Transformers.js error: can't find model.onnx_data file
I'm having trouble initializing this model using Transformers.js / Node and the example that was provided by Xenova in the readme.
When loading the model using dtype: 'q4'
, the model.onnxq4 file will download to the cache, but then node crashes with no error message.
When I remove dtype
altogether, I get an error from onnx runtime that it cannot locate the model.onnx_data
file. I checked in the .cache and transformers only downloads the model.onnx
file. As a potential solution, I downloaded the repo and all the onnx models and placed the model.onnx_data
file into the cache manually, and even tried pointing the cache at a the repo folder, but the error persists:
Error: Exception during initialization: filesystem error: in file_size: No such file or directory ["model.onnx_data"]
at new OnnxruntimeSessionHandler (/Users/timsekiguchi/recall/node_modules/onnxruntime-node/dist/backend.js:27:92)
at Immediate.<anonymous> (/Users/timsekiguchi/recall/node_modules/onnxruntime-node/dist/backend.js:64:29)
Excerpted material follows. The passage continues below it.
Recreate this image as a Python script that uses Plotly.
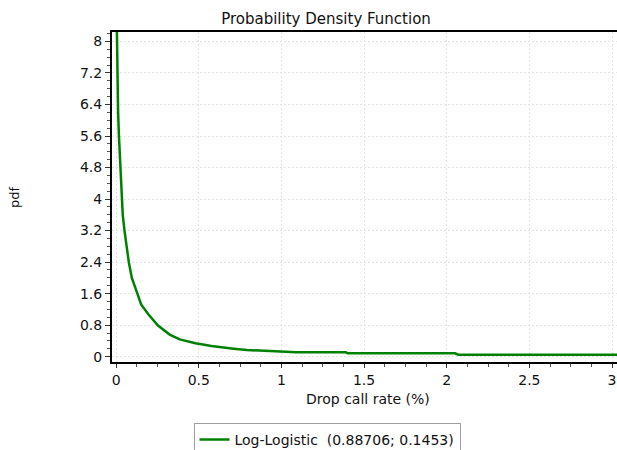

at process.processImmediate (node:internal/timers:483:21)
Any suggestions of where to go from here, or what might be throwing? Has the implementation included by Xenova in the readme been tested?
Thank you!
Hey @timsek, sorry for the late reply. Adding @Xenova to the loop
All good! Thanks for replying. There was no error messages being generated by Transformers, but I believe it was an OOM error when trying to load the fp32 model. At this point I can't remember exactly. I ended up getting JINA to work by using ONNX runtime js directly. I ran into a couple issues though that prevented me from using it further:
- My use case is to generate embeddings for image and text separately, but the current ONNX models require both text and image input. This required me to pass dummy text / images when generating one or the other.
- I'm using a local machine with electron to generate embeddings. I did some performance comparisons, and on my mac m1 max, it was taking ~1700ms per image to generate embeddings, which unfortunately isn't feasible for a library of 50K+ images. I don't know if it's in the cards for Jina, but I would love to use a more optimized model that trades off accuracy for speed. For comparison, when running the standard ViT-B-32 model, inference time is 8-12ms per image
For 1 you can use zero-sized tensors https://huggingface.co/jinaai/jina-clip-v2/discussions/12#67445e1ae8ad555f8d307322
For 2 although jina-clip-v2 is a ViT-L14 model, this doesnt justify the huge difference in runtimes. Have you tried the fp16 model?